Grapes that are particularly prone to reduction include Syrah and Sauvignon Blanc, especially when wines made from these grapes are vinified or stored in ways that preclude exposure to oxygen. (Screwcaps have a particularly strong reductive influence on wines unless steps are taken at bottling to adjust conditions accordingly.) Wines that have had prolonged lees contact during the course of their maturation often acquire reductive characteristics as the dead yeasts have a potent antioxidative effect.
At their most extreme, reductive characters can take the form of off-putting aromas such as rotten eggs or boiled cabbage, but a bit of gentle reduction can add complexity. The struck match character associated with some barrel-fermented Chardonnays or Semillon-Sauvignon blends is a reductive one, as are the smoky/gunflint aromas of many Sauvignon Blancs. Indeed, some characters often described as being ‘mineral’ are, in fact, reductive notes.

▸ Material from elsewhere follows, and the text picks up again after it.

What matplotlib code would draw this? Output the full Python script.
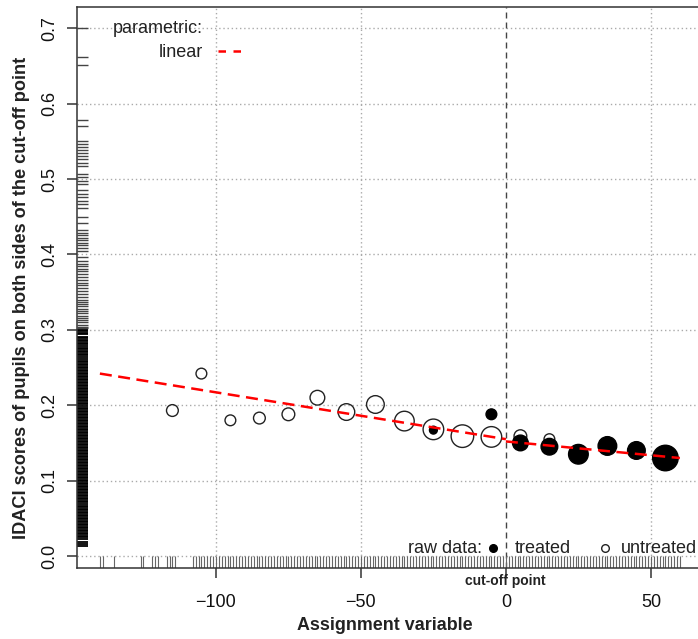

Californian winemaker Jamie Kutch believes that a small amount of reduction can benefit barrel-aged whites (particularly Chardonnays) enormously. ‘In modest amounts, it makes my senses come alive,’ he says. ‘If done correctly, it can create a wine whose complexity exceeds any wine without it. Drinking such a wine can be an outright religious experience!’
Not everyone is a fan, though. Philippe Dulong, consultant winemaker for Chateau Brown, actively takes steps to avoid reduction in his wines. ‘That reductive thiol character masks a wine’s fruit,’ he explains, ‘and I do everything I can to ensure that my wines are all about purity of fruit.’
If, like Dulong, you’re not keen on reduction, you might like to know that reductive wines can often be rescued by exposing them to air in a decanter. Dropping a copper coin into a glass of reductive wine and swirling it about often improves matters, too – not to mention that looks quite impressive, in a nerdy kind of way.